La Convention citoyenne pour le climat proposait des orientations sur la forêt, mais elles ont été filtrées par le Gouvernement. En conséquence, le projet de loi est lacunaire sur ce thème. Mis à part la déforestation importée, seul ce chapitre relatif à la protection des écosystèmes et à la diversité biologique comprenait des mesures en lien avec la forêt.
L'article 19 du projet de loi a trait aux zones humides. Ces dernières sont parfois des espaces boisés et bénéficient de la filtration de l'eau par les forêts. En outre, la biodiversité se concentre en particulier dans les interfaces entre ces écosystèmes aquatiques ou boisés, inextricablement mêlés.
Par ailleurs, les articles 20 et 21 relatifs à l'exploitation minière concernent la Guyane et donc la valorisation et la préservation de la forêt amazonienne.
Le lien au moins indirect est donc établi et les débats en séance à l'Assemblée nationale ont permis d'ajouter trois nouveaux articles : un sur le rôle de puits de carbone des forêts et deux sur leur adaptation au changement climatique.

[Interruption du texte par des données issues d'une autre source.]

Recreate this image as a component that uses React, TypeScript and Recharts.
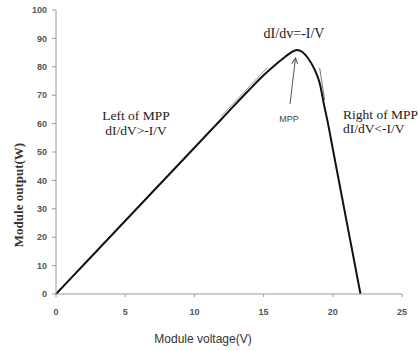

Je vous proposerai de suivre le fil conducteur que j'indiquais tout à l'heure, celui d'une gestion durable et multifonctionnelle des forêts. Notre défi consiste à concilier les dimensions économiques, écologiques et sociales de la forêt. À cet égard, des prélèvements de bois raisonnables constituent la meilleure façon d'optimiser le rôle de puits de carbone de la forêt et de favoriser la résilience des écosystèmes naturels.
Par contraste, la libre évolution, qui se caractérise par une absence d'actes de gestion, expose la forêt à des risques naturels accrus - incendies, dégâts de gibier, etc. - en raison du changement climatique. Elle prive également la société de ressources renouvelables que sont les produits du bois, qui séquestrent le carbone et se substituent à d'autres matériaux plus émissifs.
Le morcellement de la petite propriété forestière conduit, de fait, des milliers d'hectares à être aujourd'hui en libre évolution.
L'article 19 bis D, en modifiant les grands principes de gestion qui figurent dans le code forestier, va dans le sens d'une gestion encore plus respectueuse des écosystèmes et optimise le rôle des puits de carbone.
Je vous proposerai d'adopter cet article en précisant certaines de ses dispositions et en rehaussant même son ambition : en prorogeant le code des bonnes pratiques sylvicoles, avec l'obligation pour les propriétaires privés de soumettre au Centre national de la propriété forestière un programme des coupes et travaux, présentant davantage de garanties de gestion durable pour les propriétaires privés ; en consacrant le rôle des sols forestiers dans le stockage du carbone et la préservation de la biodiversité ; en encourageant le développement du label « Bas Carbone » en forêt pour rétribuer les pratiques vertueuses ; en incitant à transformer le bois au plus près du lieu de récolte, pour optimiser le stockage carbone par le transport des grumes et mobiliser la ressource au bénéfice des entreprises françaises et européennes en priorité.
Les articles 19 bis E et 19 bis F promeuvent tous deux, selon des modalités différentes, l'adaptation des forêts au changement climatique. Visiblement, les députés ont lu la tribune que le groupe d'études « Forêt et filière bois » du Sénat a adressée au ministre de l'agriculture il y a quelques semaines, appelant à une stratégie nationale d'adaptation des forêts au changement climatique.
Plusieurs amendements de nos collègues visent à compléter l'article 19 bis E ; j'y serai favorable.
Je vous proposerai un vote conforme sur l'article 19 bis F, qui invite le Gouvernement à adapter le programme national de la forêt et du bois (PNFB). Celui-ci date de 2016 et n'est plus du tout adapté à la réalité des forêts d'aujourd'hui.
Il ne faut pas s'y tromper : la forêt française est en croissance : bénéficiant de l'accumulation de CO2 dans l'atmosphère, elle se déploie. Mais elle est aussi en crise, parce que les sécheresses, les parasites, le déclin de la biodiversité et la dégradation des sols forestiers fragilisent à long terme ses capacités de résilience.
Face à ces difficultés, mes propositions donnent surtout une trajectoire à tenir ; les acteurs de la forêt la déclineront en fonction des réalités de terrain.
Ma préoccupation n'est pas de faire une loi bavarde, mais bien de signifier à chacun combien la forêt, le bois et les sols sont de précieux alliés dans la lutte contre le dérèglement climatique.